The Brennan Center made a fascinating discovery when it analyzed exactly where these restrictive voting laws were concentrated. It’s too simple to say voter suppression laws spring solely from naked Republican partisanship. They also arise from racial animus.

“White racial resentment — and not just party and competitiveness alone — goes a long way toward explaining the phenomenon,” Kevin Morris, a Brennan Center voting policy scholar, wrote in his 2022 report.

As Morales-Doyle put it: “Legislators who represent the whitest districts in the most diverse states are the most likely to introduce restrictive legislation. This is consistent with the idea of ‘racial threat,’ of people responding to the growing political power of communities of color in these places.”

“White racial resentment,” it’s worth noting, is a metric developed in the 1980s by political scientists Donald Kinder and Lynn M. Sanders for the American National Election Studies. The regular national surveys ask respondents whether and how much they attribute socioeconomic disparities between Black and white Americans to slavery and racial discrimination or to a lack of hard work and perseverance. “The more an individual agrees with the general sentiment that Black people’s lack of effort is the primary reason for racial disparities, the higher that individual’s racial resentment score,” wrote the Brennan Center’s Theodore Johnson. “And study after study has shown that people who voted for Donald Trump had higher levels of racial resentment than those who did not.”

Until about 2008, white Republicans and Democrats demonstrated similar rates of racial resentment. But after the election of the first Black president, those rates diverged dramatically. Racial resentment levels among white Democrats plunged, and they rose among white Republicans.
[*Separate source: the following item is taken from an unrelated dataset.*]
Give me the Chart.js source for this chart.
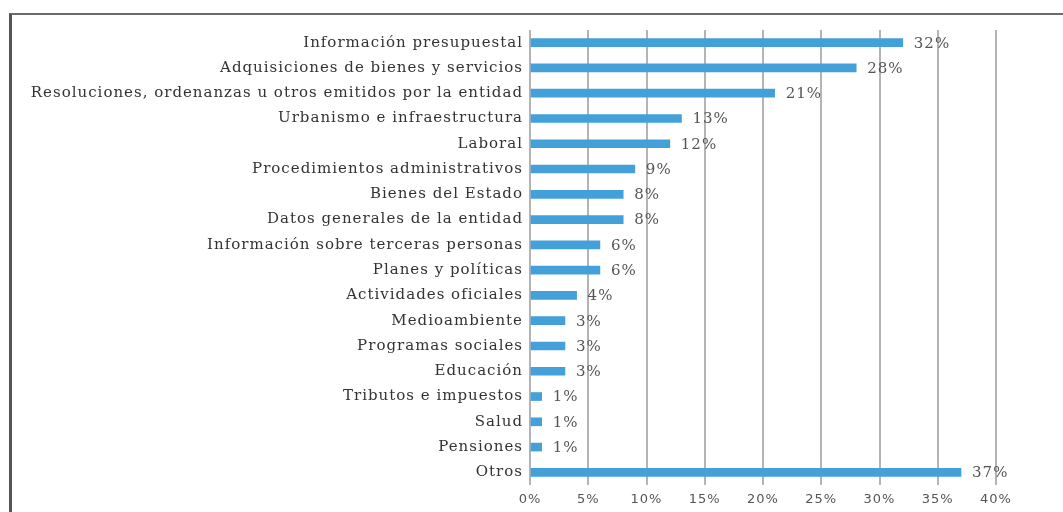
<!DOCTYPE html>
<html>
<head>
<meta charset="utf-8">
<script src="https://cdn.jsdelivr.net/npm/chart.js@4/dist/chart.umd.min.js"></script>
<style>
    html, body { margin: 0; padding: 0; background: #fff; }
    #frame {
        position: absolute;
        left: 9px;
        top: 13px;
        width: 1054px;
        height: 499px;
        border-top: 2px solid #6a6a6a;
        border-left: 3px solid #555;
        box-sizing: border-box;
    }
    #wrap { position: absolute; left: 0; top: 0; width: 1063px; height: 512px; }
</style>
</head>
<body>
<div id="frame"></div>
<div id="wrap"><canvas id="chart" width="1063" height="512"></canvas></div>
<script>
// Categories and values (percent)
const categories = [
    'Información presupuestal',
    'Adquisiciones de bienes y servicios',
    'Resoluciones, ordenanzas u otros emitidos por la entidad',
    'Urbanismo e infraestructura',
    'Laboral',
    'Procedimientos administrativos',
    'Bienes del Estado',
    'Datos generales de la entidad',
    'Información sobre terceras personas',
    'Planes y políticas',
    'Actividades oficiales',
    'Medioambiente',
    'Programas sociales',
    'Educación',
    'Tributos e impuestos',
    'Salud',
    'Pensiones',
    'Otros'
];
const values = [32, 28, 21, 13, 12, 9, 8, 8, 6, 6, 4, 3, 3, 3, 1, 1, 1, 37];
const xTicks = [0, 5, 10, 15, 20, 25, 30, 35, 40];

// Wider letter spacing like the scanned original
const spacing = {
    id: 'spacing',
    beforeDraw(chart) {
        chart.ctx.letterSpacing = '1px';
    }
};

// Draw the "NN%" label to the right of each bar
const barLabels = {
    id: 'barLabels',
    afterDatasetsDraw(chart) {
        const ctx = chart.ctx;
        const meta = chart.getDatasetMeta(0);
        ctx.save();
        ctx.letterSpacing = '1px';
        ctx.font = '15px "DejaVu Serif"';
        ctx.fillStyle = '#555';
        ctx.textAlign = 'left';
        ctx.textBaseline = 'middle';
        meta.data.forEach((bar, i) => {
            ctx.fillText(values[i] + '%', bar.x + 11, bar.y + 1);
        });
        ctx.restore();
    }
};

const ctx = document.getElementById('chart').getContext('2d');
new Chart(ctx, {
    type: 'bar',
    data: {
        labels: categories,
        datasets: [{
            data: values,
            backgroundColor: '#44a0d9',
            barThickness: 8
        }]
    },
    options: {
        indexAxis: 'y',
        responsive: false,
        animation: false,
        layout: {
            padding: { left: 0, right: 67, top: 30, bottom: 0 }
        },
        plugins: {
            legend: { display: false },
            tooltip: { enabled: false }
        },
        scales: {
            x: {
                min: 0,
                max: 40,
                afterBuildTicks(axis) {
                    axis.ticks = xTicks.map(v => ({ value: v }));
                },
                afterFit(axis) {
                    axis.height = 27;
                },
                grid: {
                    color: '#b4b4b4',
                    lineWidth: 2,
                    drawTicks: false
                },
                border: { display: false },
                ticks: {
                    padding: 7,
                    color: '#555',
                    font: { family: 'DejaVu Sans', size: 13 },
                    callback: v => v + '%'
                }
            },
            y: {
                afterFit(axis) {
                    axis.width = 530;
                },
                grid: { display: false, drawTicks: false },
                border: { display: false },
                ticks: {
                    padding: 7,
                    color: '#333',
                    font: { family: 'DejaVu Serif', size: 15 }
                }
            }
        }
    },
    plugins: [spacing, barLabels]
});
</script>
</body>
</html>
On Thursday, the Supreme Court struck again, ruling that South Carolina could keep using a congressional map that, according to a lower court, unconstitutionally shifts tens of thousands of Black voters to a different district to favor Republicans.

Not all the news is bad, though, as Morales-Doyle pointed out. In 2022, many election deniers ran for office, including to serve as election officials, but none of those candidates prevailed in the battleground states.

“We still live in a democracy,” he said. “It has its flaws, but voters want people to have access to voting. That is my reason for hope.”